Solution: Uniformity-aware PGO. The compiler instruments code to detect if branches are uniform (all threads take the same path) or divergent at runtime.
Optimization Strategy:
- If a branch is uniform, the compiler applies aggressive optimizations (like spill placement), resulting in 12-14% speedup.
- If a branch is divergent, the compiler gates these optimizations to prevent regression.
Technical Implementation:
- Uses wave-aggregated counter increments to reduce atomic contention.
- Uses per-TU (Translation Unit) contiguous counter allocation to avoid linker reordering issues.
Relevance: This is critical for maximizing performance in complex HIP applications where static analysis cannot predict runtime divergence.

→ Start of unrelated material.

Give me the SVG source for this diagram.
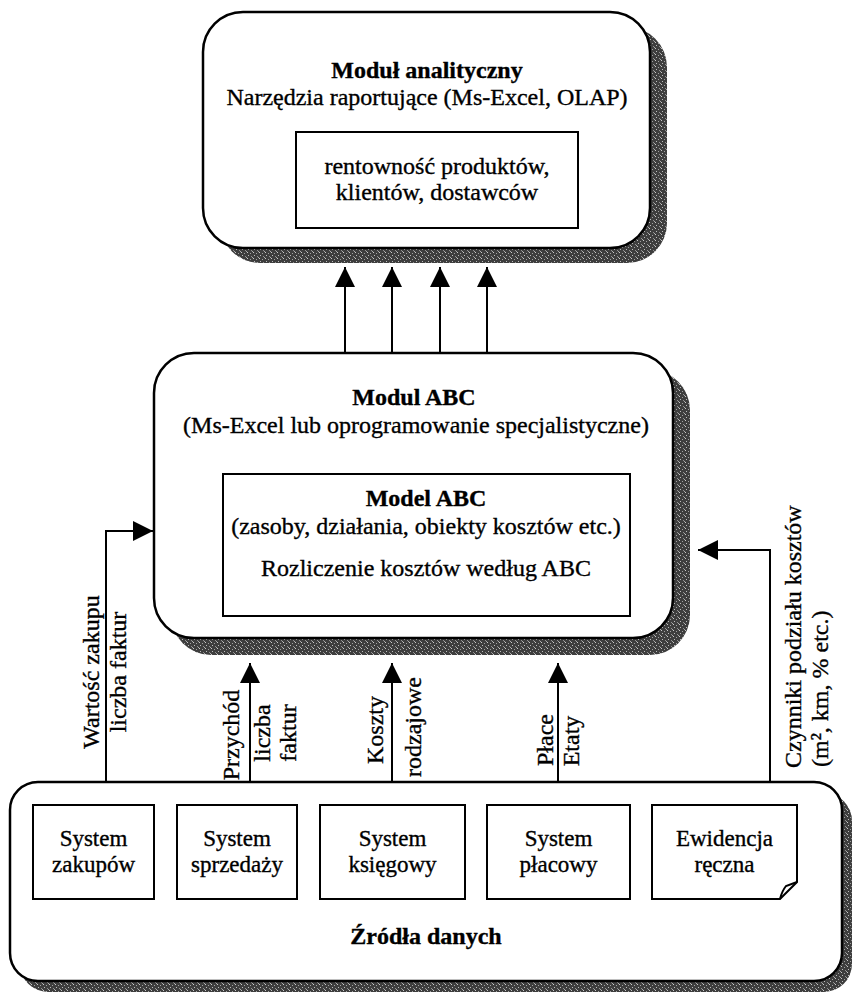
<svg xmlns="http://www.w3.org/2000/svg" width="853" height="994" viewBox="0 0 853 994">
<defs>
<pattern id="stip" width="6" height="6" patternUnits="userSpaceOnUse">
<rect width="6" height="6" fill="#3e3e3e"/>
<rect x="1" y="0" width="1" height="1" fill="#c8c8c8"/>
<rect x="4" y="1" width="1" height="1" fill="#a0a0a0"/>
<rect x="2" y="3" width="1" height="1" fill="#bdbdbd"/>
<rect x="5" y="4" width="1" height="1" fill="#909090"/>
<rect x="0" y="5" width="1" height="1" fill="#aaaaaa"/>
</pattern>
<marker id="ah" viewBox="0 0 20 20" refX="20" refY="10" markerWidth="20" markerHeight="20" markerUnits="userSpaceOnUse" orient="auto">
<path d="M0,0 L20,10 L0,20 Z" fill="#000"/>
</marker>
</defs>
<style>
text{font-family:"Liberation Serif","Times New Roman",serif;font-size:24px;fill:#000;stroke:#000;stroke-width:0.35}
.b{font-weight:bold}
.m{text-anchor:middle}
.s{text-anchor:start}
.sm{font-size:23px}
.outer{fill:#fff;stroke:#000;stroke-width:2.5}
.shadow{fill:url(#stip);stroke:none}
.inner{fill:#fff;stroke:#000;stroke-width:2}
.con{fill:none;stroke:#000;stroke-width:2}
</style>

<g id="modul-analityczny">
<rect class="shadow" x="220" y="27" width="447" height="236" rx="40"/>
<rect class="outer" x="203" y="12" width="447" height="236" rx="40"/>
<text class="b m" x="427" y="78">Moduł analityczny</text>
<text class="m" x="427" y="105">Narzędzia raportujące (Ms-Excel, OLAP)</text>
<g id="rentownosc">
<rect class="inner" x="296" y="132" width="282" height="96"/>
<text class="m" x="437" y="174">rentowność produktów,</text>
<text class="m" x="437" y="200">klientów, dostawców</text>
</g>
</g>

<g id="modul-abc">
<rect class="shadow" x="171" y="370" width="519" height="285" rx="40"/>
<rect class="outer" x="154" y="353" width="519" height="285" rx="40"/>
<text class="b m" x="414" y="405">Modul ABC</text>
<text class="m" x="416" y="433">(Ms-Excel lub oprogramowanie specjalistyczne)</text>
<g id="model-abc">
<rect class="inner" x="223" y="474" width="407" height="142"/>
<text class="b m" x="426" y="506">Model ABC</text>
<text class="m" x="426" y="534">(zasoby, działania, obiekty kosztów etc.)</text>
<text class="m" x="426" y="576">Rozliczenie kosztów według ABC</text>
</g>
</g>

<g id="zrodla-danych">
<rect class="shadow" x="20" y="793" width="832" height="199" rx="28"/>
<rect class="outer" x="10" y="782" width="832" height="199" rx="28"/>
<text class="b m" x="426" y="944">Źródła danych</text>
<g id="system-zakupow">
<rect class="inner" x="33" y="805" width="121" height="94"/>
<text class="m sm" x="93.5" y="846">System</text>
<text class="m sm" x="93.5" y="872">zakupów</text>
</g>
<g id="system-sprzedazy">
<rect class="inner" x="177" y="805" width="120" height="94"/>
<text class="m sm" x="237" y="846">System</text>
<text class="m sm" x="237" y="872">sprzedaży</text>
</g>
<g id="system-ksiegowy">
<rect class="inner" x="320" y="805" width="145" height="94"/>
<text class="m sm" x="392.5" y="846">System</text>
<text class="m sm" x="392.5" y="872">księgowy</text>
</g>
<g id="system-placowy">
<rect class="inner" x="487" y="805" width="143" height="94"/>
<text class="m sm" x="558.5" y="846">System</text>
<text class="m sm" x="558.5" y="872">płacowy</text>
</g>
<g id="ewidencja-reczna">
<path class="inner" d="M652,805 H797 V882 L780,899 H652 Z"/>
<path class="con" d="M797,882 L786,886 Q782,891 780,899"/>
<text class="m sm" x="724.5" y="846">Ewidencja</text>
<text class="m sm" x="724.5" y="872">ręczna</text>
</g>
</g>

<g id="connectors">
<line class="con" x1="345" y1="353" x2="345" y2="267" marker-end="url(#ah)"/>
<line class="con" x1="392" y1="353" x2="392" y2="267" marker-end="url(#ah)"/>
<line class="con" x1="440" y1="353" x2="440" y2="267" marker-end="url(#ah)"/>
<line class="con" x1="487" y1="353" x2="487" y2="267" marker-end="url(#ah)"/>
<polyline class="con" points="106,782 106,531 153,531" marker-end="url(#ah)"/>
<polyline class="con" points="770,782 770,550 698,550" marker-end="url(#ah)"/>
<line class="con" x1="250" y1="782" x2="250" y2="663" marker-end="url(#ah)"/>
<line class="con" x1="392" y1="782" x2="392" y2="663" marker-end="url(#ah)"/>
<line class="con" x1="558" y1="782" x2="558" y2="663" marker-end="url(#ah)"/>
</g>

<g id="labels">
<text class="m" transform="translate(99,672) rotate(-90)">Wartość zakupu</text>
<text class="m" transform="translate(126,672) rotate(-90)">liczba faktur</text>
<text class="m" transform="translate(239,735) rotate(-90)">Przychód</text>
<text class="m" transform="translate(270,733) rotate(-90)">liczba</text>
<text class="m" transform="translate(296,733) rotate(-90)">faktur</text>
<text class="m" transform="translate(383,730) rotate(-90)">Koszty</text>
<text class="m" transform="translate(421,727) rotate(-90)">rodzajowe</text>
<text class="m" transform="translate(553,740) rotate(-90)">Płace</text>
<text class="m" transform="translate(579,741) rotate(-90)">Etaty</text>
<text class="s" transform="translate(801,768) rotate(-90)">Czynniki podziału kosztów</text>
<text class="s" transform="translate(828,767) rotate(-90)">(m², km, % etc.)</text>
</g>
</svg>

Source: NVIDIA Blog & The Next Platform

Key takeaway relevant to AMD:

Competitive Moat: NVIDIA is entrenching itself in the scientific computing/HPC vertical by releasing open “foundation models” for weather. To compete, AMD must ensure these open models (available on Hugging Face) perform performantly on MI300 to avoid losing the government/meteorological sector.
Architecture Shift: The move confirms the industry shift from physics-based numerical weather prediction (NWP) to AI-based prediction, which runs significantly faster on GPUs.

Summary:

NVIDIA unveiled the “Earth-2” family of open models, libraries, and frameworks for AI weather forecasting.
The release includes three distinct architectures targeting different forecast horizons (Nowcasting to Medium Range).
Major entities (Israel Meteorological Service, The Weather Company, NOAA/NWS) are already evaluating or deploying these models.

Details:

New Models Released:
1. Earth-2 Medium Range: Based on the “Atlas” architecture. Predicts up to 15 days out. Outperforms Google’s GenCast.
2. Earth-2 Nowcasting: Based on the “StormScope” architecture. Focuses on 0-6 hour prediction at kilometer-scale resolution. Uses generative AI/transformers.
3. Earth-2 Global Data Assimilation: Based on “HealDA” architecture. Used to create initial atmospheric snapshots.
Performance:
- Israel Meteorological Service reports a 90% reduction in compute time at 2.5km resolution compared to running classic numerical models on a CPU cluster.
- CorrDiff model cited as superior for precipitation verification.
Availability: Models are available via NVIDIA Earth2Studio, Hugging Face, and GitHub.
Ecosystem Integration: Supports integration with NVIDIA Modulus (PhysicsNeMo) for fine-tuning.
Strategy: By making these open source, NVIDIA encourages standardization on their CUDA-optimized architectures (“Atlas”, “StormScope”), potentially sidelining competitors if ROCm support for these specific architectures lags.